LAWS(KER)-1960-12-15

LAKSHMI AMMA Vs. RUGMANI AMMA

Decided On December 08, 1960
LAKSHMI AMMA Appellant
V/S
RUGMANI AMMA Respondents

JUDGEMENT

(1.) It was open to the contesting defendants to contend, as indeed they have done, that the suit should be dismissed as being one for a partial partition. It was also open to them to institute a suit for partition themselves, including therein the joint family properties which they allege were left out by the plaintiff. But I do not think - nor is it claimed - that the defendants in such an action can compel the plaintiff to ask for a partition of properties which he does not want, or that the court can give a decree for partition in respect of properties not included in the plaint. The fiction that in a partition suit every defendant claiming a share is a plaintiff is limited, I think, to matters within the scope of the plaint and cannot be extended to matters outside it. That being so, it seems to me apparent that, what I might call the excluded properties, are in no sense, whether directly or indirectly, the subject matter of the suit, and that therefore the court had no jurisdiction to appoint a receiver for them under the provisions of Order XL, R.1, C.P.C. True the defendants claimed that those properties also should be included in the suit and partitioned, but so long as the plaint excludes them, and has not been amended so as to include them, they are in no sense within the scope of the suit. My attention has been drawn to para 6 of the plaint wherein it is said that, if the court finds that there are other properties belonging to the family, they also may be included within the suit and a decree passed for their partition. This it would appear, does not really cover the excluded items which the plaintiff in Para.4 and 5 of his plaint expressly averred were the separate properties of the 1st defendant. But even if it did, that would not make the properties the subject matter of the suit until they are included in the plaint, something which the plaintiff is not willing to do and which, of course, is objected to by the 1st defendant.
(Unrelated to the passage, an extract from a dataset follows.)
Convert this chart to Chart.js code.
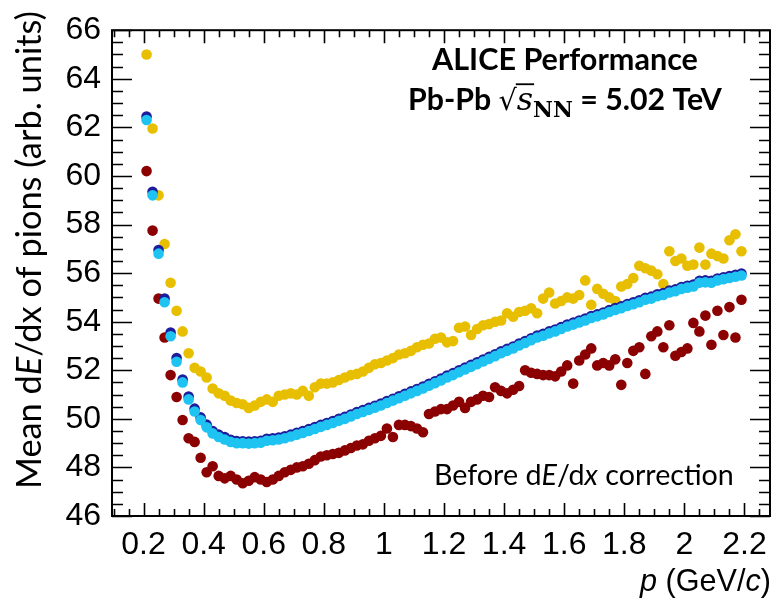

(2.) I am aware that the wording of Order XL, R.1 is very wide compared with the wording of the old S.503 of the Code. In particular, the power given to the court is to appoint a receiver of any property and there are no express words restricting the appointment to the subject matter of the suit. But the object of the rule is to protect such rights of the parties as may be involved in the suit, and it can never be just and convenient to appoint a receiver for property in respect of which no relief of any kind can be obtained in the suit or in execution of the decree made therein. The case in Marulasidda Raja v. Siddalinga Raja (XVII Indian Cases, page 16), a Division Bench ruling of the Madras High Court is directly in point, and even the cases relied upon by the defendants namely, Kshitish Chandra v. Bengal Central Bank Ltd. (LIII Calcutta Weekly Notes 1 D. R. page 81), Madhu Lal v. Ramji Das (AIR 1953 Madhya Bharat page 85) and A.R.A.R.A.L.Chettyar Firm v. U. Sin (AIR 1935 Rangoon 398) recognise that ordinarily a receiver cannot be appointed for property which is not the subject matter of the suit. In exceptional circumstances, where special equities are shown, there may be such an appointment. But, in all those cases, the exception contemplated is where, as in a suit for money, the plaintiff would be in a position to proceed against the property in execution.

(3.) I have been referred to what is said at pages 42, 55 and 90 of Woodroffes Law relating to Receivers (5th Edition) but I find that all that has been said there is in favour of rather than against the view I am taking.